*Requirements*: What follows is a set of entries. Give them again exactly, without the pictures.

* begin *

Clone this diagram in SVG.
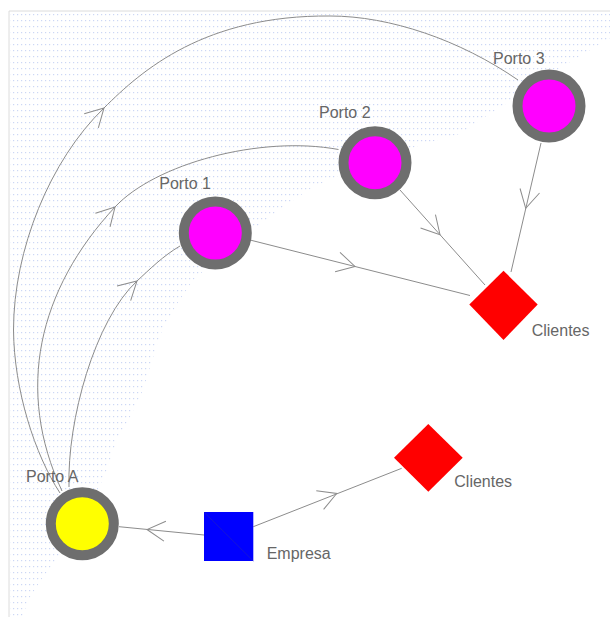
<svg xmlns="http://www.w3.org/2000/svg" xmlns:xlink="http://www.w3.org/1999/xlink" width="610" height="617" viewBox="0 0 610 617">
  <style>
    .lbl { font-family: "Liberation Sans", Arial, sans-serif; font-size: 16px; fill: #666666; }
    .edge { fill: none; stroke: #8c8c8c; stroke-width: 1; }
    .ring { stroke: #6e6e6e; stroke-width: 10; }
    .porto { fill: #ff00ff; }
    .base { fill: #ffff00; }
    .cli { fill: #ff0000; }
    .emp { fill: #0000ff; }
  </style>
  <defs>
    <pattern id="dots" width="4" height="6" patternUnits="userSpaceOnUse">
      <rect x="1" y="2" width="1.2" height="1.2" fill="#ccd7f5"/>
    </pattern>
    <path id="ah" d="M-18,-10 L0,0 L-18,10" fill="none" stroke="#8c8c8c" stroke-width="1"/>
  </defs>

  <rect width="610" height="617" fill="#ffffff"/>
  <g id="background">
    <path d="M10,12 L610,12 L610,38 L600,44 L585,53 L560,68 L520,95 L480,120 L463,133 L427,143 L370,162 L313,187 L283,207 L240,240 L193,280 L175,307 L160,335 L143,390 L130,417 L117,440 L105,475 L85,515 L60,555 L43,577 L30,597 L22,617 L10,617 Z" fill="url(#dots)"/>
    <path d="M9,617 L9,11 L610,11" fill="none" stroke="#dcdcdc" stroke-width="1"/>
  </g>

  <g id="connectors">
    <path class="edge" d="M204,535 L119,526.7"/>
    <path class="edge" d="M253.3,526.7 L401.7,468.3"/>
    <path class="edge" d="M250,240 L470,295.5"/>
    <path class="edge" d="M400,190 L485,285"/>
    <path class="edge" d="M541,143 L511,272"/>
    <path class="edge" d="M69,487 C67,420 95,320 137,281 C150,269 163,256 180,246"/>
    <path class="edge" d="M62,491 C15,390 38,290 115,207 C155,164 260,135 338.5,149.5"/>
    <path class="edge" d="M60,493 C35,455 14,390 13.5,330 C13.5,250 50,160 104,108 C142,70 205,15 330,16 C390,16 460,40 518,80"/>
    <use xlink:href="#ah" href="#ah" transform="translate(147,529.5) rotate(185.6)"/>
    <use xlink:href="#ah" href="#ah" transform="translate(336.7,493.5) rotate(-21.5)"/>
    <use xlink:href="#ah" href="#ah" transform="translate(355,266.5) rotate(14.2)"/>
    <use xlink:href="#ah" href="#ah" transform="translate(440,234.7) rotate(48.2)"/>
    <use xlink:href="#ah" href="#ah" transform="translate(525.7,208.3) rotate(103.1)"/>
    <use xlink:href="#ah" href="#ah" transform="translate(137,281) rotate(-43)"/>
    <use xlink:href="#ah" href="#ah" transform="translate(115,207) rotate(-47)"/>
    <use xlink:href="#ah" href="#ah" transform="translate(104,108) rotate(-45)"/>
  </g>

  <g id="porto3">
    <circle class="ring porto" cx="549" cy="106" r="31.5"/>
    <text class="lbl" x="493" y="64">Porto 3</text>
  </g>
  <g id="porto2">
    <circle class="ring porto" cx="375" cy="162.7" r="31.5"/>
    <text class="lbl" x="319" y="118.3">Porto 2</text>
  </g>
  <g id="porto1">
    <circle class="ring porto" cx="215.3" cy="233" r="31.5"/>
    <text class="lbl" x="159.3" y="189.3">Porto 1</text>
  </g>
  <g id="portoA">
    <circle class="ring base" cx="82.3" cy="523.7" r="31.5"/>
    <text class="lbl" x="26" y="481.5">Porto A</text>
  </g>
  <g id="clientes1">
    <polygon class="cli" points="503.5,270.7 537.7,304.5 503.5,340 469.3,304.5"/>
    <text class="lbl" x="531.7" y="335.7">Clientes</text>
  </g>
  <g id="clientes2">
    <polygon class="cli" points="428.3,424 462.7,457.7 428.3,491.7 394,457.7"/>
    <text class="lbl" x="454.3" y="487.3">Clientes</text>
  </g>
  <g id="empresa">
    <rect class="emp" x="204" y="512" width="49.3" height="49"/>
    <line x1="204" y1="512" x2="253.3" y2="561" stroke="#1a1acc" stroke-width="0.8"/>
    <text class="lbl" x="266.7" y="559">Empresa</text>
  </g>
</svg>
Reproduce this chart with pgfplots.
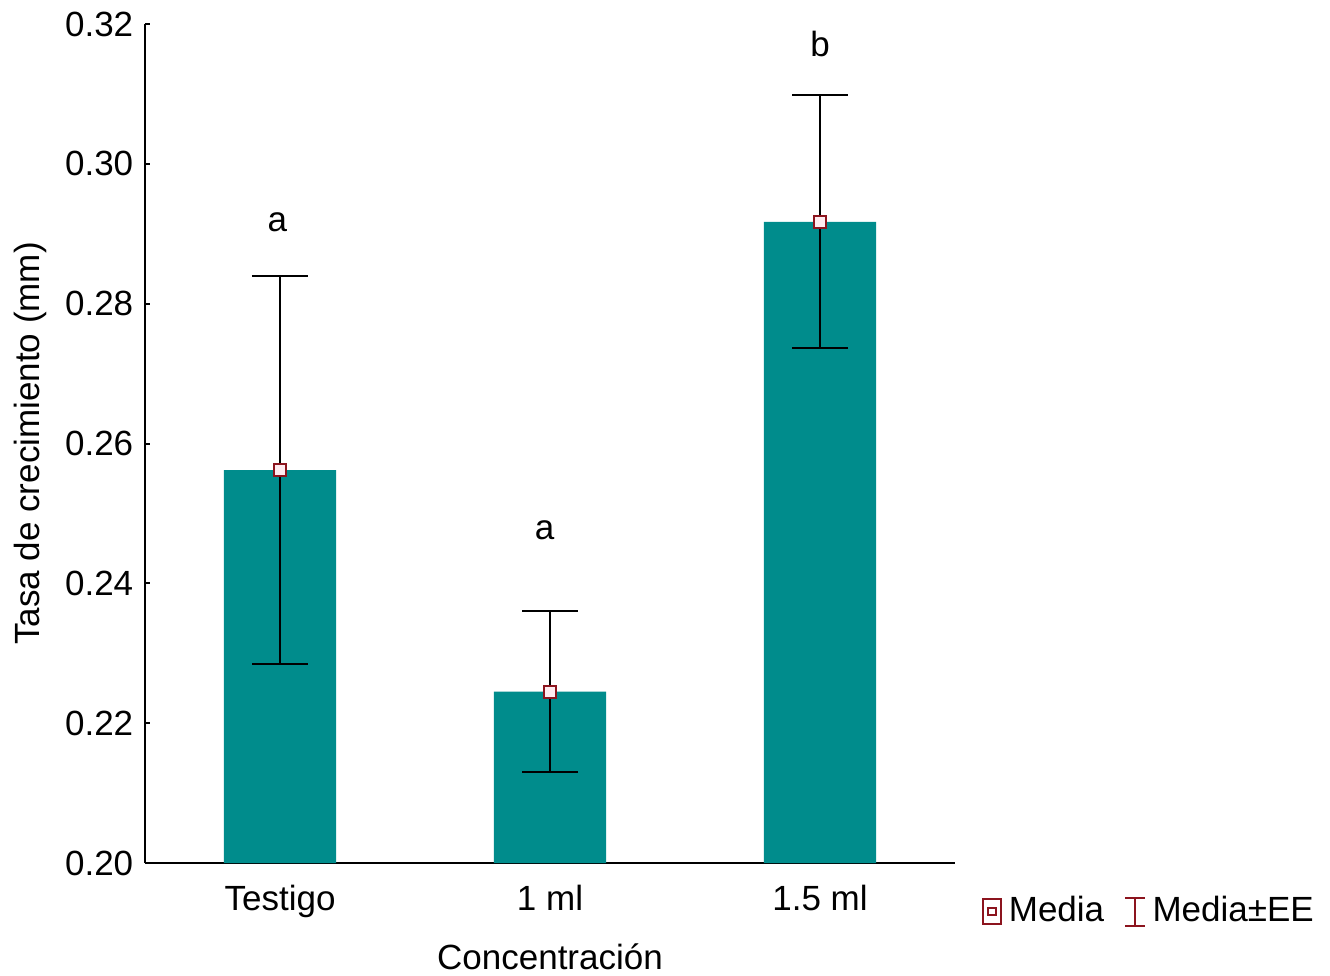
\documentclass[border=0pt]{standalone}
\usepackage{pgfplots}
\pgfplotsset{compat=1.18}
\usepackage{fontspec}
\setmainfont{Liberation Sans}
\definecolor{barteal}{RGB}{0,140,140}
\definecolor{mred}{RGB}{140,20,30}
\definecolor{mfill}{RGB}{255,235,240}
\begin{document}
\begin{tikzpicture}[x=1pt,y=1pt]
\path[use as bounding box] (-43.5,-33.6) rectangle (355.5,258.9);
\begin{axis}[
  scale only axis,
  width=243pt, height=251.7pt,
  at={(0,0)}, anchor=south west,
  xmin=-0.5, xmax=2.5,
  ymin=0.2, ymax=0.32,
  axis x line*=bottom, axis y line*=left,
  axis line style={line width=0.6pt},
  xtick={0,1,2},
  xticklabels={Testigo,1 ml,1.5 ml},
  ytick={0.20,0.22,0.24,0.26,0.28,0.30,0.32},
  yticklabel style={/pgf/number format/.cd,fixed,fixed zerofill,precision=2,assume math mode=true},
  tick align=inside,
  major tick length=1.5pt,
  tick style={line width=0.6pt,black},
  font=\fontsize{10.5}{12}\selectfont,
  xlabel={Concentración},
  ylabel={Tasa de crecimiento (mm)},
  xlabel style={yshift=-1pt},
  ylabel style={yshift=-1.5pt},
  xticklabel style={yshift=-3pt},
  legend style={draw=none, fill=none, at={(1.02,-0.058)}, anchor=west,
    font=\fontsize{10.5}{12}\selectfont, /tikz/every even column/.append style={column sep=4pt}},
  legend columns=2,
  clip=false,
]
\addplot[ybar, bar width=0.415, fill=barteal, draw=none, forget plot] coordinates {
  (0,0.2562) (1,0.2245) (2,0.2917)
};
\addplot[only marks, mark=square*, mark size=1.8pt, forget plot,
  mark options={draw=mred, fill=mfill, line width=0.6pt},
  error bars/.cd, y dir=both, y explicit,
  error bar style={line width=0.6pt, black},
  error mark options={rotate=90, line width=0.6pt, black, mark size=8.4pt}]
  coordinates {
  (0,0.2562) +- (0,0.0278)
  (1,0.2245) +- (0,0.0115)
  (2,0.2917) +- (0,0.0181)
};
\addlegendimage{legend image code/.code={
  \draw[mred,line width=0.6pt,fill=white] (0.05em,-0.38em) rectangle (0.6em,0.38em);
  \draw[mred,line width=0.5pt] (0.2em,-0.1em) rectangle (0.45em,0.12em);}}
\addlegendentry{Media}
\addlegendimage{legend image code/.code={
  \draw[mred,line width=0.5pt] (0.05em,-0.42em)--(0.65em,-0.42em) (0.35em,-0.42em)--(0.35em,0.42em) (0.05em,0.42em)--(0.65em,0.42em);}}
\addlegendentry{Media±EE}
\node[font=\fontsize{10.5}{12}\selectfont] at (axis cs:-0.01,0.2916) {a};
\node[font=\fontsize{10.5}{12}\selectfont] at (axis cs:0.98,0.2476) {a};
\node[font=\fontsize{10.5}{12}\selectfont] at (axis cs:2,0.3172) {b};
\end{axis}
\end{tikzpicture}
\end{document}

* end *

*Task result*:
Clone this diagram in SVG.
<svg xmlns="http://www.w3.org/2000/svg" xmlns:xlink="http://www.w3.org/1999/xlink" width="610" height="617" viewBox="0 0 610 617">
  <style>
    .lbl { font-family: "Liberation Sans", Arial, sans-serif; font-size: 16px; fill: #666666; }
    .edge { fill: none; stroke: #8c8c8c; stroke-width: 1; }
    .ring { stroke: #6e6e6e; stroke-width: 10; }
    .porto { fill: #ff00ff; }
    .base { fill: #ffff00; }
    .cli { fill: #ff0000; }
    .emp { fill: #0000ff; }
  </style>
  <defs>
    <pattern id="dots" width="4" height="6" patternUnits="userSpaceOnUse">
      <rect x="1" y="2" width="1.2" height="1.2" fill="#ccd7f5"/>
    </pattern>
    <path id="ah" d="M-18,-10 L0,0 L-18,10" fill="none" stroke="#8c8c8c" stroke-width="1"/>
  </defs>

  <rect width="610" height="617" fill="#ffffff"/>
  <g id="background">
    <path d="M10,12 L610,12 L610,38 L600,44 L585,53 L560,68 L520,95 L480,120 L463,133 L427,143 L370,162 L313,187 L283,207 L240,240 L193,280 L175,307 L160,335 L143,390 L130,417 L117,440 L105,475 L85,515 L60,555 L43,577 L30,597 L22,617 L10,617 Z" fill="url(#dots)"/>
    <path d="M9,617 L9,11 L610,11" fill="none" stroke="#dcdcdc" stroke-width="1"/>
  </g>

  <g id="connectors">
    <path class="edge" d="M204,535 L119,526.7"/>
    <path class="edge" d="M253.3,526.7 L401.7,468.3"/>
    <path class="edge" d="M250,240 L470,295.5"/>
    <path class="edge" d="M400,190 L485,285"/>
    <path class="edge" d="M541,143 L511,272"/>
    <path class="edge" d="M69,487 C67,420 95,320 137,281 C150,269 163,256 180,246"/>
    <path class="edge" d="M62,491 C15,390 38,290 115,207 C155,164 260,135 338.5,149.5"/>
    <path class="edge" d="M60,493 C35,455 14,390 13.5,330 C13.5,250 50,160 104,108 C142,70 205,15 330,16 C390,16 460,40 518,80"/>
    <use xlink:href="#ah" href="#ah" transform="translate(147,529.5) rotate(185.6)"/>
    <use xlink:href="#ah" href="#ah" transform="translate(336.7,493.5) rotate(-21.5)"/>
    <use xlink:href="#ah" href="#ah" transform="translate(355,266.5) rotate(14.2)"/>
    <use xlink:href="#ah" href="#ah" transform="translate(440,234.7) rotate(48.2)"/>
    <use xlink:href="#ah" href="#ah" transform="translate(525.7,208.3) rotate(103.1)"/>
    <use xlink:href="#ah" href="#ah" transform="translate(137,281) rotate(-43)"/>
    <use xlink:href="#ah" href="#ah" transform="translate(115,207) rotate(-47)"/>
    <use xlink:href="#ah" href="#ah" transform="translate(104,108) rotate(-45)"/>
  </g>

  <g id="porto3">
    <circle class="ring porto" cx="549" cy="106" r="31.5"/>
    <text class="lbl" x="493" y="64">Porto 3</text>
  </g>
  <g id="porto2">
    <circle class="ring porto" cx="375" cy="162.7" r="31.5"/>
    <text class="lbl" x="319" y="118.3">Porto 2</text>
  </g>
  <g id="porto1">
    <circle class="ring porto" cx="215.3" cy="233" r="31.5"/>
    <text class="lbl" x="159.3" y="189.3">Porto 1</text>
  </g>
  <g id="portoA">
    <circle class="ring base" cx="82.3" cy="523.7" r="31.5"/>
    <text class="lbl" x="26" y="481.5">Porto A</text>
  </g>
  <g id="clientes1">
    <polygon class="cli" points="503.5,270.7 537.7,304.5 503.5,340 469.3,304.5"/>
    <text class="lbl" x="531.7" y="335.7">Clientes</text>
  </g>
  <g id="clientes2">
    <polygon class="cli" points="428.3,424 462.7,457.7 428.3,491.7 394,457.7"/>
    <text class="lbl" x="454.3" y="487.3">Clientes</text>
  </g>
  <g id="empresa">
    <rect class="emp" x="204" y="512" width="49.3" height="49"/>
    <line x1="204" y1="512" x2="253.3" y2="561" stroke="#1a1acc" stroke-width="0.8"/>
    <text class="lbl" x="266.7" y="559">Empresa</text>
  </g>
</svg>
Reproduce this chart with pgfplots.
\documentclass[border=0pt]{standalone}
\usepackage{pgfplots}
\pgfplotsset{compat=1.18}
\usepackage{fontspec}
\setmainfont{Liberation Sans}
\definecolor{barteal}{RGB}{0,140,140}
\definecolor{mred}{RGB}{140,20,30}
\definecolor{mfill}{RGB}{255,235,240}
\begin{document}
\begin{tikzpicture}[x=1pt,y=1pt]
\path[use as bounding box] (-43.5,-33.6) rectangle (355.5,258.9);
\begin{axis}[
  scale only axis,
  width=243pt, height=251.7pt,
  at={(0,0)}, anchor=south west,
  xmin=-0.5, xmax=2.5,
  ymin=0.2, ymax=0.32,
  axis x line*=bottom, axis y line*=left,
  axis line style={line width=0.6pt},
  xtick={0,1,2},
  xticklabels={Testigo,1 ml,1.5 ml},
  ytick={0.20,0.22,0.24,0.26,0.28,0.30,0.32},
  yticklabel style={/pgf/number format/.cd,fixed,fixed zerofill,precision=2,assume math mode=true},
  tick align=inside,
  major tick length=1.5pt,
  tick style={line width=0.6pt,black},
  font=\fontsize{10.5}{12}\selectfont,
  xlabel={Concentración},
  ylabel={Tasa de crecimiento (mm)},
  xlabel style={yshift=-1pt},
  ylabel style={yshift=-1.5pt},
  xticklabel style={yshift=-3pt},
  legend style={draw=none, fill=none, at={(1.02,-0.058)}, anchor=west,
    font=\fontsize{10.5}{12}\selectfont, /tikz/every even column/.append style={column sep=4pt}},
  legend columns=2,
  clip=false,
]
\addplot[ybar, bar width=0.415, fill=barteal, draw=none, forget plot] coordinates {
  (0,0.2562) (1,0.2245) (2,0.2917)
};
\addplot[only marks, mark=square*, mark size=1.8pt, forget plot,
  mark options={draw=mred, fill=mfill, line width=0.6pt},
  error bars/.cd, y dir=both, y explicit,
  error bar style={line width=0.6pt, black},
  error mark options={rotate=90, line width=0.6pt, black, mark size=8.4pt}]
  coordinates {
  (0,0.2562) +- (0,0.0278)
  (1,0.2245) +- (0,0.0115)
  (2,0.2917) +- (0,0.0181)
};
\addlegendimage{legend image code/.code={
  \draw[mred,line width=0.6pt,fill=white] (0.05em,-0.38em) rectangle (0.6em,0.38em);
  \draw[mred,line width=0.5pt] (0.2em,-0.1em) rectangle (0.45em,0.12em);}}
\addlegendentry{Media}
\addlegendimage{legend image code/.code={
  \draw[mred,line width=0.5pt] (0.05em,-0.42em)--(0.65em,-0.42em) (0.35em,-0.42em)--(0.35em,0.42em) (0.05em,0.42em)--(0.65em,0.42em);}}
\addlegendentry{Media±EE}
\node[font=\fontsize{10.5}{12}\selectfont] at (axis cs:-0.01,0.2916) {a};
\node[font=\fontsize{10.5}{12}\selectfont] at (axis cs:0.98,0.2476) {a};
\node[font=\fontsize{10.5}{12}\selectfont] at (axis cs:2,0.3172) {b};
\end{axis}
\end{tikzpicture}
\end{document}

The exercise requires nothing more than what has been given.